For such commitments to be made, adults will have to make different choices. Children are rebelling against the inattention and conditional love they are receiving. Parents have fooled themselves into believing that two careers are providing for a child's "needs," when a child's greatest need cannot be bought with money or material comfort. Too many parents are divorcing. (Young Mr. Kinkel did come from an intact home; other factors may have contributed to his murderous rampage.) Did we really think that "no fault" divorce would bring no consequences to kids who take their parents' rejection personally? Children are not stupid. They have gotten the message that they are unloved, and they are fighting back, with guns and other forms of violence.
The Los Angeles Times has published a series of stories on Dependency Court where parents who don't deserve the title do battle with the courts over custody of their abused and neglected children. Reporter Tracy Weber writes, "There's a picture (in a court folder), a Polaroid of a blond, 2-year-old girl staring at the camera. Both eyes are black. Fist-shaped bruises and scratches cover all but a half-dollar-sized section of her tiny body. A two-inch patch of her hair is missing." No child can fail to be influenced by such treatment.

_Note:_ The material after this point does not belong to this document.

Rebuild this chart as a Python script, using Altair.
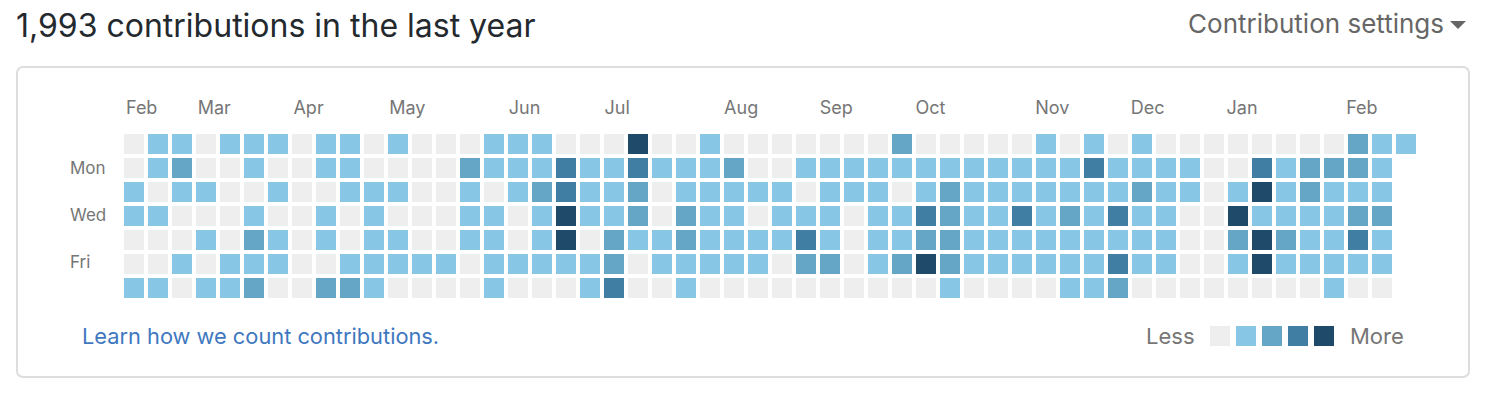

Too many children think they are unwanted and unloved, that they disturb our comfort, rob us of pleasure and cost us money, which we regretfully spend on them. If they are not aborted, they are day-cared, or left home alone for long periods. Even when some parents are home, they have little time for their children, and when the child cries out for help, as many do in different ways, the help often never arrives.
Parents are going to have to make some tough decisions about their lives and lifestyles if we want to reclaim our children. When possible, one parent should stay at home with young children. Parents should have control over where their children are educated, so school choice should be a priority. Political leadership should start talking about a return to virtue, giving parents permission to do what they know, deep in their hearts, is right. The major media should stop producing violent and sexually immoral films and recordings that darken young souls.
Our economy may be doing well, but we are a sick people. When kids take up guns and start shooting and killing other kids, it doesn't get any worse. The leading economic indicators continue to rise, but the moral, cultural, and social indicators are in a deep depression.